Why Is AI Code Suddenly “Hard to Debug”?
Debugging is easy when someone carries the mental model. With AI, nobody does.
Lately I keep seeing the same refrain: “AI-generated code is hard to debug.” And almost every time, it’s followed by a pitch, usually a framework, a product wrapper, or a “new process” that promises to make AI-written code safe to use.
But think about it. When a human team ships code, we don’t stop and ask: “Will we be able to debug this?” Debugging is assumed. The same people who built the feature are also able to repair it.
So why does that logic collapse when the author is AI?
The Two Camps of Solutions
Watching the AI code-gen space, I notice two camps forming.
1. The Wrappers
These teams build shiny products around AI. Guardrails, retry loops, clever UIs. They don’t actually make the AI better at debugging — they just make failure look smoother, until a human quietly steps in.
2. The Engineers
These folks take a more honest tack. They double down on engineering discipline: structured prompts (requirements), better documentation (context), and test-driven development (safety nets). They don’t pretend AI can debug itself. They admit debugging only works when there’s a shared model of how the system is supposed to behave. They work to make that model explicit so both humans and AI can use it.

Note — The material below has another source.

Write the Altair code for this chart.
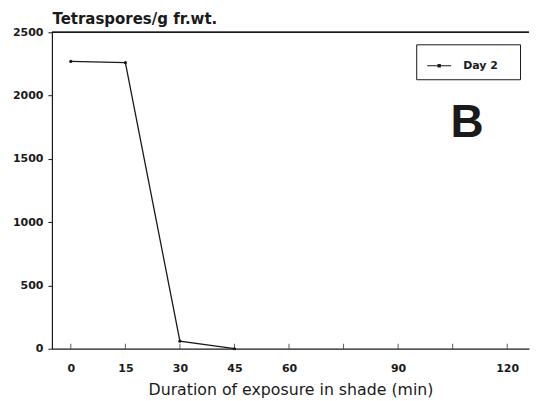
import altair as alt
import pandas as pd

# data
minutes = [0, 15, 30, 45]
tetraspores = [2270, 2260, 60, 0]
series = ["Day 2"] * len(minutes)

x_ticks = [0, 15, 30, 45, 60, 75, 90, 105, 120]
x_labels = [0, 15, 30, 45, 60, 90, 120]
y_ticks = [0, 500, 1000, 1500, 2000, 2500]

df = pd.DataFrame({"min": minutes, "val": tetraspores, "series": series})
ticks_df = pd.DataFrame({"t": x_ticks})

W, H = 478, 317
FONT = "DejaVu Sans"
INK = "#1a1a1a"

xscale = alt.Scale(domain=[-5.2, 126], nice=False, zero=False)
yscale = alt.Scale(domain=[0, 2500], nice=False)

label_expr = "indexof([" + ",".join(str(v) for v in x_labels) + "], datum.value) >= 0 ? datum.label : ''"

base = alt.Chart(df)

line = base.mark_line(color=INK, strokeWidth=1.3, point=alt.OverlayMarkDef(filled=True, size=10, color=INK)).encode(
    x=alt.X("min:Q", scale=xscale,
            axis=alt.Axis(values=x_ticks, labelExpr=label_expr, ticks=False, grid=False,
                          title="Duration of exposure in shade (min)", titlePadding=9,
                          labelPadding=14, labelFlush=False, labelFontSize=11)),
    y=alt.Y("val:Q", scale=yscale,
            axis=alt.Axis(values=y_ticks, grid=False, tickSize=4, labelPadding=5, format="d",
                          title="Tetraspores/g fr.wt.", titleAngle=0, titleAlign="left",
                          titleBaseline="alphabetic", titleX=0, titleY=-9,
                          titleFontWeight="bold", titleFontSize=15)),
    color=alt.Color("series:N", scale=alt.Scale(range=[INK]),
                    legend=alt.Legend(title=None, orient="none", legendX=365, legendY=12,
                                      symbolType="M-1,0L1,0M-0.09,-0.09L0.09,-0.09L0.09,0.09L-0.09,0.09Z",
                                      symbolStrokeWidth=1.2, symbolSize=576,
                                      symbolFillColor=INK, symbolStrokeColor=INK,
                                      symbolOffset=1.5,
                                      strokeColor=INK, padding=8.5, labelFontWeight="bold",
                                      labelFontSize=11, labelFont=FONT, labelColor=INK,
                                      labelExpr="datum.label + '\u2003\u2009\u200b'",
                                      labelOffset=11)),
)

xticks = alt.Chart(ticks_df).mark_tick(color=INK, size=5, thickness=1, orient="vertical").encode(
    x=alt.X("t:Q", scale=xscale),
    y=alt.value(H - 2.5),
)

top_rule = alt.Chart(df).mark_rule(color=INK, strokeWidth=1.2).encode(
    x=alt.value(0), x2=alt.value(W), y=alt.value(0)
)

letter = alt.Chart(pd.DataFrame({"t": ["B"]})).mark_text(
    fontSize=46, fontWeight="bold", font="Liberation Sans", color=INK, align="center", baseline="middle"
).encode(text="t:N", x=alt.value(416), y=alt.value(91))

chart = alt.layer(top_rule, xticks, line, letter).properties(
    width=W, height=H, padding={"left": 4, "top": 3, "right": 0, "bottom": 0}
).configure_view(stroke=None).configure_axis(
    domainColor=INK, domainWidth=1.2, tickColor=INK, labelColor=INK, titleColor=INK,
    labelFont=FONT, titleFont=FONT, labelFontWeight="bold", labelFontSize=11,
    titleFontSize=15.8, titleFontWeight="normal"
)

chart.save("out.html", embed_options={"renderer": "svg", "actions": False})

What “Hard to Debug” Really Means
The phrase “AI code is hard to debug” isn’t really about debugging. It’s about the absence of a mental model.
Humans can debug their own code because they remember why it was written that way. The design tradeoffs, the shortcuts, the assumptions. All of that context lives in their heads. When something breaks, they can repair it.
AI doesn’t work that way. It generates, then forgets. When a bug shows up later, the original “author” is gone. No context, no memory, no model. That’s why debugging AI code feels uniquely brutal: there’s no one carrying the story of how the system is supposed to work.
I wrote earlier that the real bottleneck isn’t code — it’s shared understanding. The same truth shows up here. Debugging is hard not because the code is “AI-generated,” but because nobody, not even the AI, holds the mental model anymore.
Where This Leaves Us
So when someone says “AI code is hard to debug, but, our product/process makes it easier,” what they’re really admitting is that AI doesn’t carry a mental model. And without one, every bug-fix is a shot in the dark.
The wrappers try to gloss over that weakness. The engineers try to solve it with practices that externalise understanding.
Debugging has always been about more than fixing mistakes. It is about knowing how the system is supposed to behave. With AI in the loop, that knowledge has to live outside anyone’s head. It belongs in tests, in structure, and in documentation. Otherwise, it does not exist at all.
Maybe the hardest part isn’t the code at all. It’s the trust gap. We debug human code assuming purpose. We debug AI code assuming chaos. That alone changes how much patience we bring to the task.
And for those who say they can’t debug AI-written code, I have to ask: why? Have you not ever stepped into code written by someone else? Have you not fixed bugs in parts of the system you didn’t author? AI is just another “someone else.” The only difference is whether the team has made the system’s intended behaviour explicit or left it implicit.